Barry Trotz finds contract he was looking for, expected to be named New York Islanders new head coach

Barry Trotz did not remain unemployed for very long.

Trotz, who led the Capitals to the franchise's first-ever Stanley Cup title, resigned from his post less than a week after the team's championship parade in Washington, D.C.

But the former bench boss appears to be headed to New York to become the Islanders new head coach, according to Darren Dreger of TSN.

Trotz's contract was expected to expire at the end of the 2017-18 season, but upon winning the Stanley Cup, an automatic two-year extension was triggered, raising his $1.5 million yearly salary by $300,000. But Trotz wanted to be compensated as one of the top five coaches in the NHL.

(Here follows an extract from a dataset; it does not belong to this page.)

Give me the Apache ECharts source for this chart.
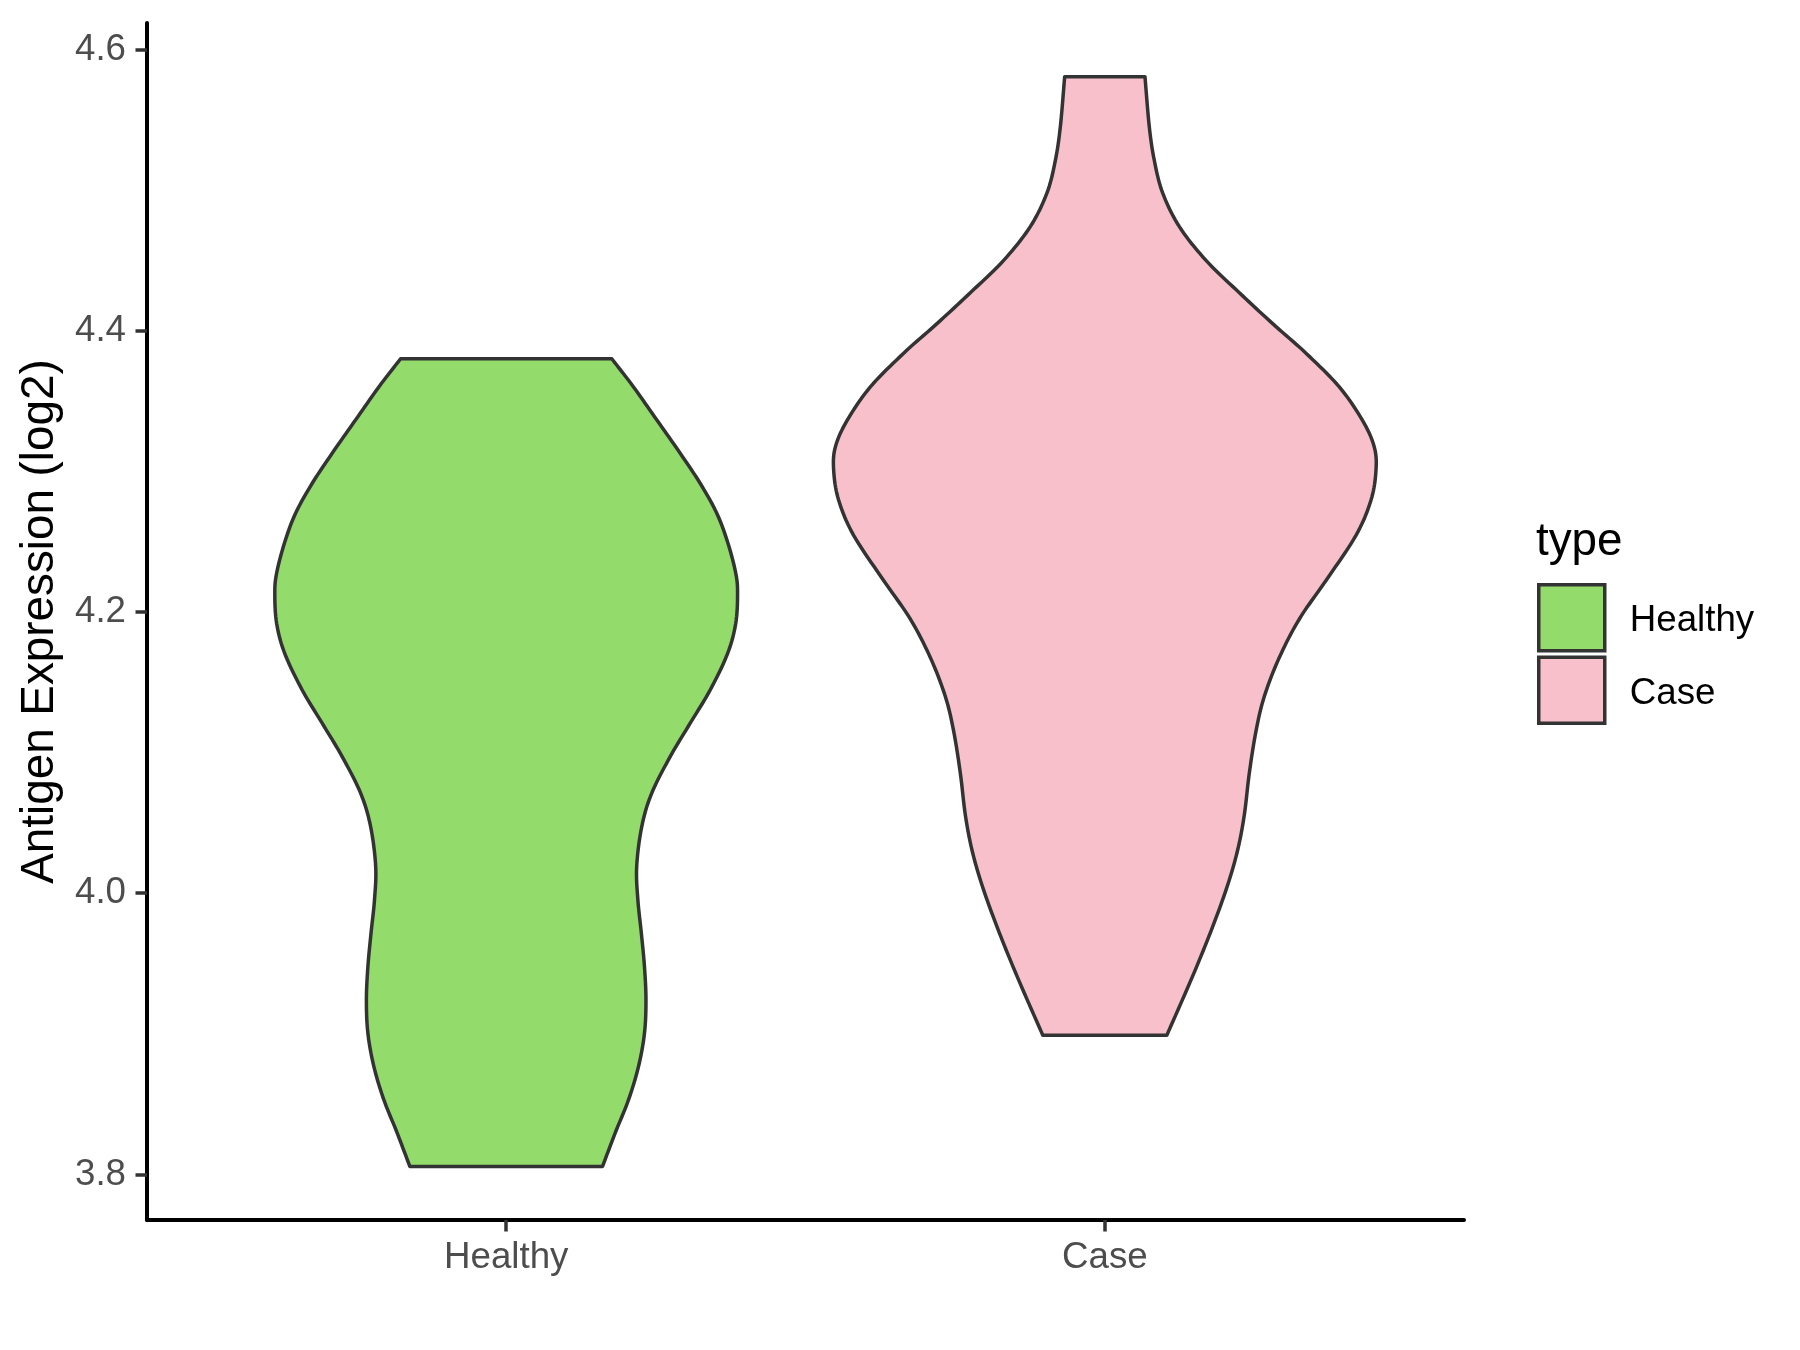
<!DOCTYPE html>
<html><head><meta charset="utf-8">
<script src="https://cdn.jsdelivr.net/npm/echarts@6/dist/echarts.min.js"></script>
<style>html,body{margin:0;padding:0;background:#fff}#c{width:1800px;height:1350px}</style>
</head><body><div id="c"></div>
<script>
const categories = ['Healthy', 'Case'];
const yTickValues = [3.8, 4.0, 4.2, 4.4, 4.6];
// Violin outlines: y value and half-width (in category units)
const healthyY = [4.380,4.360,4.3365,4.3128,4.2915,4.270,4.2488,4.2275,4.2133,4.192,4.1706,4.1445,4.1209,4.0971,4.071,4.0474,4.019,3.9952,3.9715,3.9478,3.924,3.9004,3.8767,3.853,3.8294,3.8057];
const healthyHalfWidth = [0.1765,0.2127,0.2517,0.2907,0.324,0.352,0.3705,0.3835,0.3865,0.3835,0.3700,0.3408,0.3074,0.274,0.243,0.2265,0.2180,0.2200,0.2258,0.2310,0.2335,0.2310,0.221,0.2043,0.182,0.161];
const caseY = [4.5806,4.545,4.521,4.498,4.474,4.450,4.427,4.405,4.384,4.360,4.336,4.3175,4.301,4.2796,4.2545,4.2224,4.195,4.1676,4.140,4.1154,4.0855,4.0556,4.0307,4.0058,3.976,3.941,3.899];
const caseHalfWidth = [0.0671,0.0743,0.0827,0.0966,0.1245,0.169,0.2247,0.2804,0.336,0.3917,0.4307,0.450,0.453,0.4447,0.4196,0.3695,0.325,0.2915,0.2665,0.2526,0.2414,0.233,0.2219,0.2052,0.180,0.1467,0.1036];

const FONT = "'Liberation Sans', Arial, sans-serif";
const colors = {Healthy: '#93DB6B', Case: '#F8C0CB'};

function spline(pts, steps) {
  const out = [];
  const n = pts.length;
  for (let i = 0; i < n - 1; i++) {
    const p0 = pts[Math.max(i - 1, 0)], p1 = pts[i], p2 = pts[i + 1], p3 = pts[Math.min(i + 2, n - 1)];
    for (let s = 0; s < steps; s++) {
      const t = s / steps, t2 = t * t, t3 = t2 * t;
      const f = (a, b, c, d) => 0.5 * ((2 * b) + (-a + c) * t + (2 * a - 5 * b + 4 * c - d) * t2 + (-a + 3 * b - 3 * c + d) * t3);
      out.push([f(p0[0], p1[0], p2[0], p3[0]), f(p0[1], p1[1], p2[1], p3[1])]);
    }
  }
  out.push(pts[n - 1]);
  return out;
}

function makeRender(yArr, hwArr) {
  return function (params, api) {
    const xc = api.value(0);
    const right = yArr.map((y, i) => api.coord([xc + hwArr[i], y]));
    const left = yArr.map((y, i) => api.coord([xc - hwArr[i], y])).reverse();
    const pts = spline(right, 10).concat(spline(left, 10));
    return {
      type: 'polygon',
      shape: {points: pts},
      style: {fill: api.visual('color'), stroke: '#333333', lineWidth: 3.5, lineJoin: 'round'}
    };
  };
}

const chart = echarts.init(document.getElementById('c'), null, {renderer: 'canvas'});
chart.setOption({
  animation: false,
  backgroundColor: '#ffffff',
  textStyle: {fontFamily: FONT},
  title: {
    text: 'type', left: 1536, top: 519, padding: 0,
    textStyle: {fontFamily: FONT, fontSize: 45.8, fontWeight: 'normal', color: '#000'}
  },
  legend: {
    orient: 'vertical', left: 1537, top: 583, padding: 0,
    itemWidth: 66, itemHeight: 66, itemGap: 3, icon: 'rect',
    itemStyle: {borderColor: '#333333', borderWidth: 3.5},
    formatter: name => '{a|' + name + '}',
    textStyle: {
      fontFamily: FONT, fontSize: 36.7, color: '#000',
      rich: {a: {fontFamily: FONT, fontSize: 36.7, color: '#000', padding: [7, 0, 0, 20]}}
    },
    data: categories
  },
  grid: {left: 147, right: 336, top: 23, bottom: 130, containLabel: false},
  xAxis: {
    type: 'value', min: 0.4, max: 2.6,
    splitLine: {show: false},
    axisLine: {show: true, lineStyle: {color: '#000', width: 4}},
    axisTick: {show: true, length: 11.5, customValues: [1, 2], lineStyle: {color: '#333', width: 3.5}},
    axisLabel: {
      show: true, customValues: [1, 2], margin: 19,
      fontFamily: FONT, fontSize: 36.7, color: '#4D4D4D',
      formatter: v => categories[Math.round(v) - 1] || ''
    }
  },
  yAxis: {
    type: 'value', min: 3.7676, max: 4.6188,
    name: 'Antigen Expression (log2)', nameLocation: 'middle', nameGap: 84,
    nameTextStyle: {fontFamily: FONT, fontSize: 45.8, color: '#000'},
    splitLine: {show: false},
    axisLine: {show: true, lineStyle: {color: '#000', width: 4}},
    axisTick: {show: true, length: 11.5, customValues: yTickValues, lineStyle: {color: '#333', width: 3.5}},
    axisLabel: {
      show: true, customValues: yTickValues, margin: 21,
      fontFamily: FONT, fontSize: 36.7, color: '#4D4D4D',
      formatter: v => v.toFixed(1)
    }
  },
  series: [
    {
      name: 'Healthy', type: 'custom', coordinateSystem: 'cartesian2d',
      itemStyle: {color: colors.Healthy, borderColor: '#333333', borderWidth: 3.5},
      encode: {x: 0, y: 1},
      data: [[1, 4.1]],
      renderItem: makeRender(healthyY, healthyHalfWidth)
    },
    {
      name: 'Case', type: 'custom', coordinateSystem: 'cartesian2d',
      itemStyle: {color: colors.Case, borderColor: '#333333', borderWidth: 3.5},
      encode: {x: 0, y: 1},
      data: [[2, 4.2]],
      renderItem: makeRender(caseY, caseHalfWidth)
    }
  ]
});
</script></body></html>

While the terms of his deal have yet to be finalized, according to Elliotte Friedman, Trotz's deal could be in the 5-year, $20 million range.

With the Islanders, Trotz inherits a team that finished 35-37-10 last season under head coach Doug Weight, despite having John Tavares, one of the best centers in the NHL, and several young studs like Mathew Barzal, Jordan Eberle, and Josh Ho-Sang. But Tavares enters the offseason as a free agent, and many teams will be looking to pay top-dollar for his services. 

Trotz will report to Lou Lamoriello, who was named the Islanders' president and general manager in May after spending three seasons in the same role with the Toronto Maple Leafs.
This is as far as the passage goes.